筆者の経験からいえば、1〜2ヶ月前にはそれを共有しておくのがよいでしょう。少なくとも2〜3週間前にはそれを共有しておきたいところです。ただし、いったん品質が安定したシステムソフトがリリースされたあと、つまり保守期間に入っている場合などは、6ヶ月前ぐらいの期間でも問題ないことでしょう。
解決策は”リリースコンテンツ&スケジュール”リスト
このような課題を未然に防ぐために、筆者がよく使っていたのが”リリースコンテンツ&スケジュール”リストです。
これは、筆者がアメリカに駐在している時に現地のアメリカ人から教わったプロジェクトマネジメント手法のひとつです。
まず、エクセルの縦方向に”リリースコンテンツ”を並べます。

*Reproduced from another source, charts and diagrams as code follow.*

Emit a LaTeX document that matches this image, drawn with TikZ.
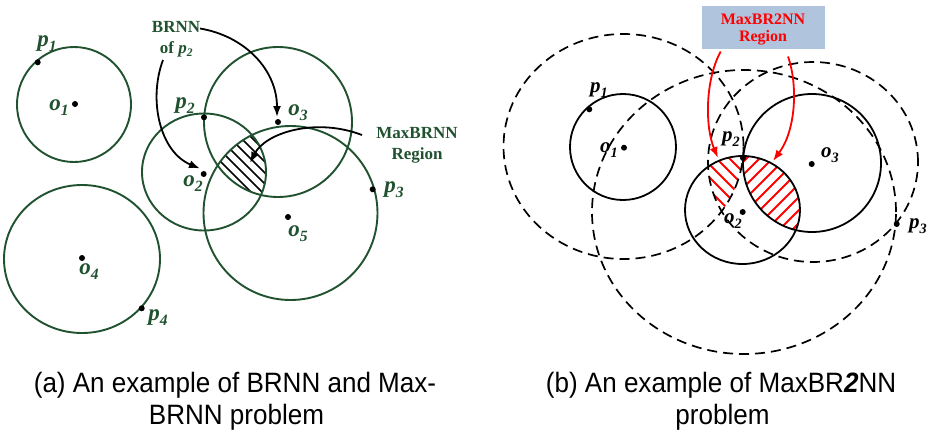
\documentclass[tikz,border=0pt]{standalone}
\usepackage{fontspec}
\usepackage{graphicx}
\setmainfont{Liberation Serif}
\newfontfamily\capfont[FakeStretch=0.93]{Liberation Sans}
\usetikzlibrary{arrows.meta}
\definecolor{dg}{RGB}{33,82,48}
\definecolor{boxblue}{RGB}{176,196,222}
\newcommand\lbl[2]{\textbf{\textit{#1}}\raisebox{-0.22em}{\scalebox{0.68}{\textbf{\textit{#2}}}}}
\begin{document}
\begin{tikzpicture}[x=1pt,y=-1pt,
  gc/.style={draw=dg,line width=1.9pt},
  bc/.style={draw=black,line width=1.8pt},
  dc/.style={draw=black,line width=1.7pt,dash pattern=on 10pt off 6pt},
  dotn/.style={circle,fill=black,inner sep=0pt,minimum size=6pt},
  glab/.style={text=dg,font=\fontsize{23}{26}\selectfont,inner sep=0pt},
  blab/.style={text=black,font=\fontsize{21}{24}\selectfont,inner sep=0pt},
  gtxt/.style={text=dg,font=\fontsize{17}{20}\selectfont\bfseries,inner sep=0pt,anchor=base},
  rtxt/.style={text=red,font=\fontsize{16}{18}\selectfont\bfseries,inner sep=0pt,anchor=base},
  captxt/.style={font=\capfont\fontsize{28}{32}\selectfont,inner sep=0pt,anchor=base},
  arr/.style={-{Latex[length=11pt,width=8pt]},line width=1.8pt},
  rarr/.style={-{Latex[length=11pt,width=8pt]},line width=1.8pt,color=red},
  hatchb/.style={black,line width=1.6pt},
  hatchr/.style={red,line width=1.9pt}]
\useasboundingbox[fill=white] (0,0) rectangle (929,429);

% ---------- left panel ----------
\coordinate (O1) at (74,104.5);
\coordinate (O2) at (204,172);
\coordinate (O3) at (278,122);
\coordinate (O4) at (82,259);
\coordinate (O5) at (290.5,213);

\begin{scope}
  \clip (O2) ellipse [x radius=62pt,y radius=58.5pt];
  \clip (O3) ellipse [x radius=74pt,y radius=75pt];
  \clip (O5) ellipse [x radius=87pt,y radius=87pt];
  \foreach \k in {-8,...,8}
    \draw[hatchb] ({241+11*\k-70},90) -- ({241+11*\k+70},230);
\end{scope}

\draw[gc] (O1) ellipse [x radius=57pt,y radius=57.5pt];
\draw[gc] (O2) ellipse [x radius=62pt,y radius=58.5pt];
\draw[gc] (O3) ellipse [x radius=74pt,y radius=75pt];
\draw[gc] (O4) ellipse [x radius=78pt,y radius=74pt];
\draw[gc] (O5) ellipse [x radius=87pt,y radius=87pt];

\node[dotn] (lo1) at (75,104) {};
\node[dotn] (lo2) at (203.7,174) {};
\node[dotn] (lo3) at (278,122) {};
\node[dotn] (lo4) at (82,258) {};
\node[dotn] (lo5) at (288,217) {};
\node[dotn] (lp1) at (37.7,62.3) {};
\node[dotn] (lp2) at (204,117.3) {};
\node[dotn] (lp3) at (372.7,189.3) {};
\node[dotn] (lp4) at (141.7,308.3) {};

\node[glab] (tp1) at (47,44) {\lbl{p}{1}};
\node[glab] (to1) at (59,108) {\lbl{o}{1}};
\node[glab] (tp2) at (185,106) {\lbl{p}{2}};
\node[glab] (to2) at (193,184) {\lbl{o}{2}};
\node[glab] (to3) at (298,113) {\lbl{o}{3}};
\node[glab] (tp3) at (394,190) {\lbl{p}{3}};
\node[glab] (to5) at (298,234) {\lbl{o}{5}};
\node[glab] (to4) at (89,272) {\lbl{o}{4}};
\node[glab] (tp4) at (158,318) {\lbl{p}{4}};

\node[gtxt] (brnn) at (176,32.3) {BRNN};
\node[gtxt] (ofp) at (176.3,53) {of \lbl{p}{2}};
\node[gtxt] (maxb) at (417,138) {MaxBRNN};
\node[gtxt] (maxr) at (417,159) {Region};

\coordinate (a1s) at (200,28.5);
\coordinate (a1e) at (277,117);
\coordinate (a2s) at (163,60);
\coordinate (a2e) at (200,168.5);
\coordinate (a3s) at (362,135);
\coordinate (a3e) at (250,163);
\draw[arr] (a1s) .. controls (245,36) and (277,70) .. (a1e);
\draw[arr] (a2s) .. controls (148,100) and (160,152) .. (a2e);
\draw[arr] (a3s) .. controls (315,117) and (265,133) .. (a3e);

% ---------- right panel ----------
\coordinate (A) at (623.5,146.5);
\coordinate (B) at (813,162);
\coordinate (C) at (744,212);
\coordinate (S1) at (623,147);
\coordinate (S2) at (742.5,210);
\coordinate (S3) at (812,163);

\begin{scope}
  \clip (S2) ellipse [x radius=57.5pt,y radius=54pt];
  \clip (A) ellipse [x radius=120pt,y radius=112.5pt];
  \clip (B) ellipse [x radius=105pt,y radius=100pt];
  \foreach \k in {-6,...,6}
    \draw[hatchr] ({725+13*\k-60},120) -- ({725+13*\k+60},240);
\end{scope}
\begin{scope}
  \clip (S2) ellipse [x radius=57.5pt,y radius=54pt];
  \clip (S3) ellipse [x radius=69pt,y radius=69pt];
  \foreach \k in {-7,...,7}
    \draw[hatchr] ({772+13*\k-70},268) -- ({772+13*\k+70},128);
\end{scope}

\draw[dc] (A) ellipse [x radius=120pt,y radius=112.5pt];
\draw[dc] (B) ellipse [x radius=105pt,y radius=100pt];
\draw[dc] (C) ellipse [x radius=152pt,y radius=142pt];
\draw[bc] (S1) ellipse [x radius=53pt,y radius=53pt];
\draw[bc] (S2) ellipse [x radius=57.5pt,y radius=54pt];
\draw[bc] (S3) ellipse [x radius=69pt,y radius=69pt];

\node[dotn] (ro1) at (624,147.7) {};
\node[dotn] (ro2) at (742.7,212) {};
\node[dotn] (ro3) at (811.7,164) {};
\node[dotn] (rp1) at (589.3,109.3) {};
\node[dotn] (rp2) at (743,158) {};
\node[dotn] (rp3) at (896.7,224) {};

\node[blab] (sp1) at (599,90) {\lbl{p}{1}};
\node[blab] (so1) at (609,150) {\lbl{o}{1}};
\node[blab] (sp2) at (731,139) {\lbl{p}{2}};
\node[blab] (so2) at (733,221) {\lbl{o}{2}};
\node[blab] (so3) at (830,155) {\lbl{o}{3}};
\node[blab] (sp3) at (918,226) {\lbl{p}{3}};

\node[fill=boxblue,minimum width=123pt,minimum height=43pt,inner sep=0pt] (box) at (763.3,27.7) {};
\node[rtxt] (boxt1) at (763,24) {MaxBR2NN};
\node[rtxt] (boxt2) at (763,41.5) {Region};

\coordinate (r1s) at (720.7,51.5);
\coordinate (r1e) at (718,158);
\coordinate (r2s) at (788,56.5);
\coordinate (r2e) at (773,161);
\draw[rarr] (r1s) .. controls (705,80) and (705,127) .. (r1e);
\draw[rarr] (r2s) .. controls (798,85) and (796,130) .. (r2e);

% ---------- captions ----------
\node[captxt] (capa1) at (235,392) {(a) An example of BRNN and Max-};
\node[captxt] (capa2) at (236.5,424) {BRNN problem};
\node[captxt] (capb1) at (721,392) {(b) An example of MaxBR\textbf{\textit{2}}NN};
\node[captxt] (capb2) at (722.5,424) {problem};
\end{tikzpicture}
\end{document}
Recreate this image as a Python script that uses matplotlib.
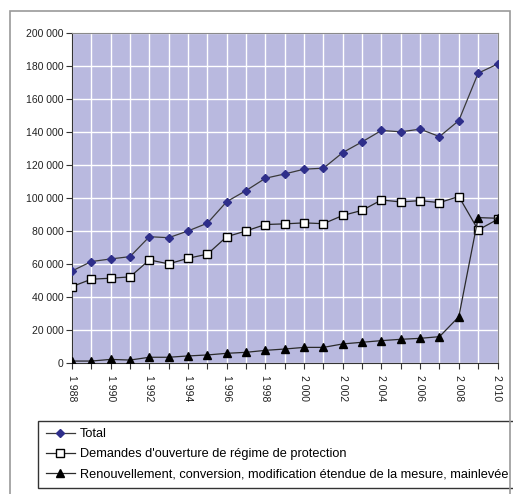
import matplotlib
matplotlib.use('Agg')
import matplotlib.pyplot as plt
from matplotlib.patches import Rectangle

# data
years = list(range(1988, 2011))
total = [55700, 61400, 63000, 64400, 76500, 75900, 80000, 84700, 97800, 104500,
         112000, 114600, 117500, 118100, 127600, 134100, 141000, 140200, 141800,
         137300, 147000, 175800, 181300]
demandes = [46200, 50700, 51300, 52100, 62400, 60000, 63400, 65900, 76500, 80000,
            83900, 84300, 84900, 84400, 89400, 92500, 98800, 97600, 98400, 97200,
            100900, 80600, 87000]
renouv = [1000, 1000, 2000, 1600, 3300, 3300, 4100, 4700, 5700, 6300, 7500,
          8300, 9300, 9300, 11400, 12400, 13400, 14200, 14800, 15800, 27900,
          88100, 87700]
tick_labels = ['1 988', '1 990', '1 992', '1 994', '1 996', '1 998', '2 000',
               '2 002', '2 004', '2 006', '2 008', '2 010']
y_ticks = list(range(0, 200001, 20000))
y_labels = ['0', '20 000', '40 000', '60 000', '80 000', '100 000', '120 000',
            '140 000', '160 000', '180 000', '200 000']
names = ['Total', "Demandes d'ouverture de régime de protection",
         'Renouvellement, conversion, modification étendue de la mesure, mainlevée']

plt.rcParams['font.family'] = ['Liberation Sans', 'DejaVu Sans']

W, H = 513, 494
fig = plt.figure(figsize=(W / 100, H / 100), dpi=100)
fig.patch.set_facecolor('white')

# outer chart frame
fig.patches.append(Rectangle((10 / W, -0.01), 500 / W, 1 - 11 / H + 0.01,
                             transform=fig.transFigure, fill=False,
                             edgecolor='#9a9a9a', linewidth=1.2))

ax = fig.add_axes([72 / W, 1 - 362.7 / H, (497.5 - 72) / W, (362.7 - 33.3) / H])
ax.set_facecolor('#b9b9df')

ax.plot(years, total, color='#3a3a3a', linewidth=0.9, marker='D', markersize=4,
        markerfacecolor='#2e2e8a', markeredgecolor='#2e2e8a', label=names[0], zorder=3)
ax.plot(years, demandes, color='#2a2a2a', linewidth=0.9, marker='s', markersize=5.5,
        markerfacecolor='white', markeredgecolor='black', markeredgewidth=1.0,
        label=names[1], zorder=3)
ax.plot(years, renouv, color='#2a2a2a', linewidth=0.9, marker='^', markersize=6,
        markerfacecolor='black', markeredgecolor='black', label=names[2], zorder=4)

ax.set_xlim(1988, 2010)
ax.set_ylim(0, 200000)
ax.set_yticks(y_ticks)
ax.set_yticklabels(y_labels, fontsize=7.5, color='#222222')

# every year gets a tick and a gridline, every other year a label
xlabels = []
for i in range(len(years)):
    xlabels.append(tick_labels[i // 2] if i % 2 == 0 else '')
ax.set_xticks(years)
ax.set_xticklabels(xlabels, rotation=270, fontsize=7.5, color='#222222')
ax.tick_params(axis='x', length=4, color='#333333', pad=5)
ax.tick_params(axis='y', length=4, color='#333333', pad=2)

ax.grid(True, color='white', linewidth=1.0)
ax.set_axisbelow(True)
for s in ['top', 'right']:
    ax.spines[s].set_color('#8a8a8a')
for s in ['left', 'bottom']:
    ax.spines[s].set_color('#333333')

leg = ax.legend(loc='upper left', bbox_to_anchor=(38 / W, 1 - 420.7 / H),
                bbox_transform=fig.transFigure, fontsize=9.2, frameon=True,
                fancybox=False, handlelength=2.3, handletextpad=0.4,
                labelspacing=0.62, borderpad=0.6, borderaxespad=0)
leg.get_frame().set_edgecolor('black')
leg.get_frame().set_linewidth(1.0)

fig.savefig('out.png', dpi=100)
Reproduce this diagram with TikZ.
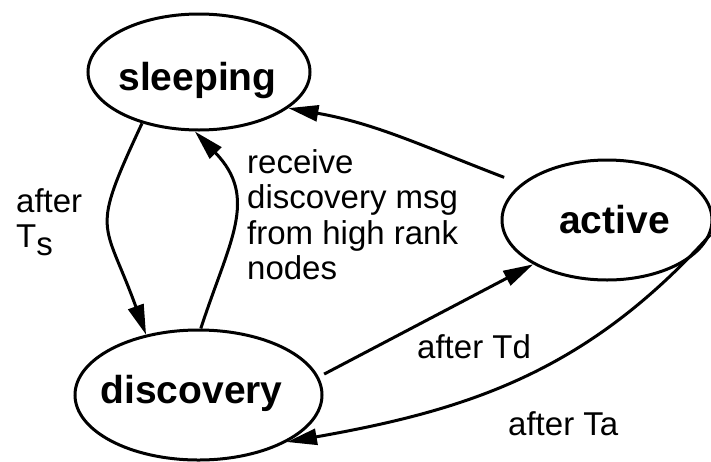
\documentclass[tikz,border=0pt]{standalone}
\usepackage{fontspec}
\setmainfont{Liberation Sans}
\usetikzlibrary{arrows.meta,shapes.geometric}
% state name: zero-size box, shifted by (#1, #2) from the ellipse centre
\newcommand{\statetext}[3]{\makebox[0pt][l]{\kern#1\makebox[0pt]{\raisebox{#2}[0pt][0pt]{#3}}}}
\begin{document}
\begin{tikzpicture}[x=1pt,y=-1pt,
  state/.style={ellipse, draw, line width=3pt, inner sep=0pt,
    font=\fontsize{39}{39}\selectfont\bfseries},
  trans/.style={line width=3pt, -{Triangle[length=30pt,width=16pt]}},
  lbl/.style={inner sep=0pt, font=\fontsize{33}{35.5}\selectfont}]
\useasboundingbox (0,0) rectangle (711,461);

% states
\node[state, minimum width=222pt, minimum height=116pt] (sleeping) at (199,72)
  {\statetext{-1.5pt}{-18pt}{sleeping}};
\node[state, minimum width=247pt, minimum height=130pt] (discovery) at (198.5,395)
  {\statetext{-7pt}{-8pt}{discovery}};
\node[state, minimum width=210pt, minimum height=120pt] (active) at (607,220)
  {\statetext{7.5pt}{-13pt}{active}};

% transitions
\draw[trans] (sleeping.222) to[out=245,in=110,looseness=1.5] (discovery.131);
\draw[trans] (discovery.88) to[out=72,in=314,looseness=1.2] (sleeping.266);
\draw[trans] ([shift={(-20,-4)}]active.155) to[out=159,in=-10] (sleeping.-22);
\draw[trans] ([xshift=7pt]discovery.10) -- (active.211);
\draw[trans] (active.-8) to[out=228,in=10] (discovery.-28);

% transition labels
\node[lbl, align=left, anchor=north west] (lblTs) at (16,188)
  {after\\T\raisebox{-8pt}{s}};
\node[lbl, align=left, anchor=north west] (lblRecv) at (247,149)
  {receive\\discovery msg\\from high rank\\nodes};
\node[lbl, anchor=base west] (lblTd) at (417,358) {after Td};
\node[lbl, anchor=base west] (lblTa) at (508,435) {after Ta};
\end{tikzpicture}
\end{document}
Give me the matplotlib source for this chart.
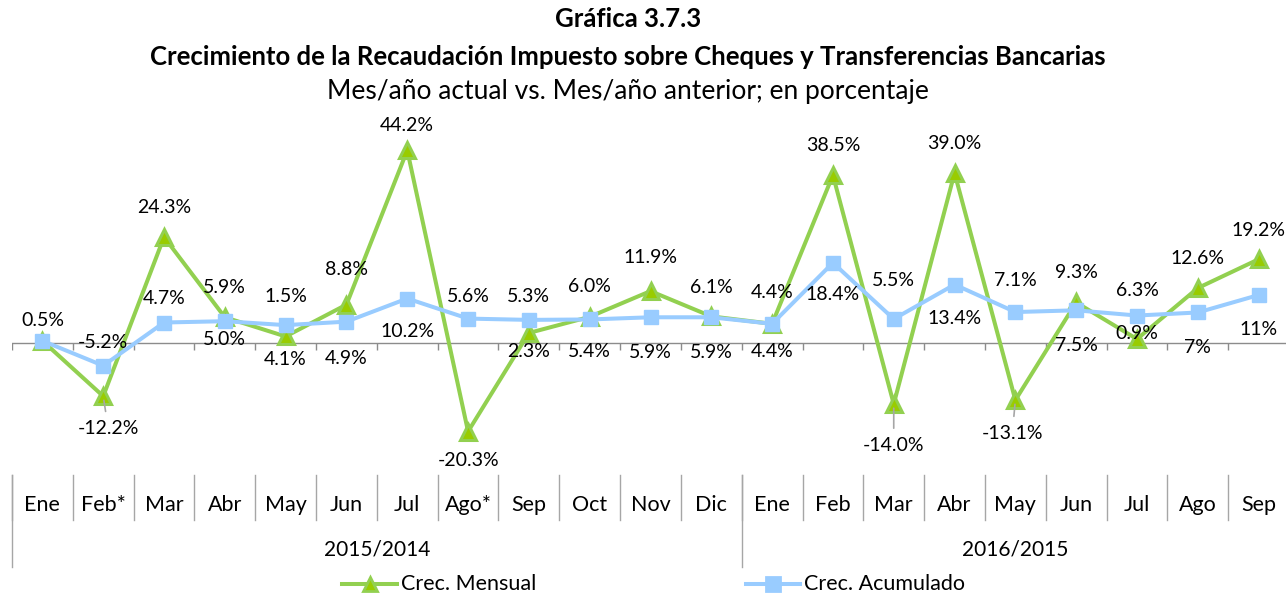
# -*- coding: utf-8 -*-
## Crecimiento de la recaudación del IETU / cheques y transferencias
import matplotlib
matplotlib.use("Agg")
import matplotlib.pyplot as plt
from matplotlib.lines import Line2D
from matplotlib.transforms import blended_transform_factory

plt.rcParams['font.family'] = ['Lato', 'DejaVu Sans']

# meses y periodos del eje de categorías
meses = ["Ene", "Feb*", "Mar", "Abr", "May", "Jun", "Jul", "Ago*", "Sep", "Oct", "Nov", "Dic",
         "Ene", "Feb", "Mar", "Abr", "May", "Jun", "Jul", "Ago", "Sep"]
periodos = ["2015/2014", "2016/2015"]
meses_por_periodo = [12, 9]

# crecimiento en porcentaje
crec_mensual = [0.5, -12.2, 24.3, 5.9, 1.5, 8.8, 44.2, -20.3, 2.3, 6.0, 11.9, 6.1,
                4.4, 38.5, -14.0, 39.0, -13.1, 9.3, 0.9, 12.6, 19.2]
crec_acumulado = [0.5, -5.2, 4.7, 5.0, 4.1, 4.9, 10.2, 5.6, 5.3, 5.4, 5.9, 5.9,
                  4.4, 18.4, 5.5, 13.4, 7.1, 7.5, 6.3, 7.0, 11.0]
# decimales de cada etiqueta
dec_mensual = [1] * 21
dec_acumulado = [1] * 19 + [0, 0]

# desplazamiento de las etiquetas (pixeles, x derecha / y abajo)
off_mensual = [(0, -20), (5, 32), (0, -30), (0, -30), (0, -40), (0, -35), (0, -25), (0, 29),
               (0, 19), (0, -30), (0, -34), (0, -29), (0, -31), (0, -30), (0, 41), (0, -29),
               (-3, 33), (0, -30), (0, -6), (0, -30), (0, -29)]
off_acumulado = [None, (0, -23), (0, -24), (0, 18), (0, 34), (0, 37), (0, 33), (0, -22),
                 (0, -23), (0, 32), (0, 35), (0, 35), (0, 28), (0, 32), (0, -39), (0, 34),
                 (0, -32), (0, 35), (0, -25), (0, 35), (0, 34)]
con_guia = [1, 14, 16]   # etiquetas con línea guía

VERDE = "#92D050"
AZUL = "#99CCFF"
GRIS = "#A6A6A6"
FS_ETIQ = 14
FS_EJE = 15.5

W, H = 1286, 595
fig = plt.figure(figsize=(W / 100, H / 100), dpi=100)


def fy(py):
    return 1 - py / H


# área de trazado: x de 12 a 1289 px, y de 110 a 474 px (cero en 343 px)
escala = 4.36
top, bot, cero = 110, 474, 343
ax = fig.add_axes([12 / W, fy(bot), (1289 - 12) / W, (bot - top) / H])
ax.set_xlim(-0.5, len(meses) - 0.5)
ax.set_ylim(-(bot - cero) / escala, (cero - top) / escala)
ax.axis("off")

x = list(range(len(meses)))

# línea del cero con marcas
ax.axhline(0, color="#8C8C8C", lw=1.0, zorder=1)
bordes = [i - 0.5 for i in range(len(meses) + 1)]
ax.vlines(bordes, -7 / escala, 0, color="#8C8C8C", lw=1.0, zorder=1)

ax.plot(x, crec_mensual, color=VERDE, lw=2.9, marker="^", ms=11.5,
        mfc="#99CC00", mec=VERDE, mew=2.2, zorder=3)
ax.plot(x, crec_acumulado, color=AZUL, lw=2.9, marker="s", ms=10.5,
        mfc=AZUL, mec=AZUL, mew=1, zorder=4)


def etiquetas(vals, decs, offs, guias):
    for i, (v, d, o) in enumerate(zip(vals, decs, offs)):
        if o is None:
            continue
        txt = f"{v:.{d}f}%"
        props = None
        if i in guias:
            props = dict(arrowstyle="-", color=GRIS, lw=1.2, shrinkA=4, shrinkB=3)
        ax.annotate(txt, (i, v), xytext=(o[0], -o[1]), textcoords="offset pixels",
                    ha="center", va="center", fontsize=FS_ETIQ, color="black",
                    arrowprops=props, zorder=5)


etiquetas(crec_mensual, dec_mensual, off_mensual, con_guia)
etiquetas(crec_acumulado, dec_acumulado, off_acumulado, [])

# eje de categorías en dos niveles
tr = blended_transform_factory(ax.transData, fig.transFigure)
for b in bordes[:-1]:
    ax.plot([b, b], [fy(475), fy(520)], color=GRIS, lw=1.0, transform=tr, clip_on=False)
ini = 0
for n in meses_por_periodo:
    b = ini - 0.5
    ax.plot([b, b], [fy(475), fy(567)], color=GRIS, lw=1.0, transform=tr, clip_on=False)
    ini += n
for i, m in enumerate(meses):
    ax.text(i, fy(505), m, ha="center", va="center", fontsize=FS_EJE, transform=tr)
ini = 0
for p, n in zip(periodos, meses_por_periodo):
    ax.text(ini + (n - 1) / 2, fy(550), p, ha="center", va="center", fontsize=15,
            transform=tr)
    ini += n

# leyenda
def entrada(x0, x1, color, marker, mfc, ms, texto):
    xm = (x0 + x1) / 2
    fig.add_artist(Line2D([x0 / W, xm / W, x1 / W], [fy(584)] * 3, color=color, lw=2.9,
                          marker=marker, markevery=[1], ms=ms, mfc=mfc, mec=color, mew=2))
    fig.text((x1 + 4) / W, fy(584), texto, ha="left", va="center", fontsize=FS_EJE)


entrada(342, 397, VERDE, "^", "#99CC00", 10.5, "Crec. Mensual")
entrada(746, 800, AZUL, "s", AZUL, 10, "Crec. Acumulado")

# títulos
fig.text(628 / W, fy(19), "Gráfica 3.7.3", ha="center", va="center",
         fontsize=18.5, fontweight="bold")
fig.text(628 / W, fy(57),
         "Crecimiento de la Recaudación Impuesto sobre Cheques y Transferencias Bancarias",
         ha="center", va="center", fontsize=18.5, fontweight="bold")
fig.text(628 / W, fy(91), "Mes/año actual vs. Mes/año anterior; en porcentaje",
         ha="center", va="center", fontsize=19)

fig.savefig("out.png", dpi=100)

このとき、可能であれば、そのコンテンツに紐づいた課題管理番号が一緒に並べられているとなおよいでしょう。
つぎに、エクセルの横方向に”リリーススケジュール”をそのコンテンツごとに並べます。このときリリース予定日を何月何日レベルまで詳細に記載するとよいでしょう。
この”日付を記入する”ということが大規模プロジェクトでは特に重要です。これによって、アメリカのソフトウェアインテグチームの準備であったり、インドのソフトウェアテストチームの準備であったり、イギリスのソフトウェア開発チームの準備が計画されます。
つまり、この”日付”に合わせて、各署のチームが各署のリソース配分の調整を始めるわけです。
そして、できるだけ無駄のないリソース配分を決めて、そのリリース日までにできること、やらないことなどを割り振って決めます。それによって、全体として無駄のない効率的な開発を進めることが可能になります。
これはシンプルなようで、とても有効なマネジメント手法です。みなさんもぜひこれを検討してみてください。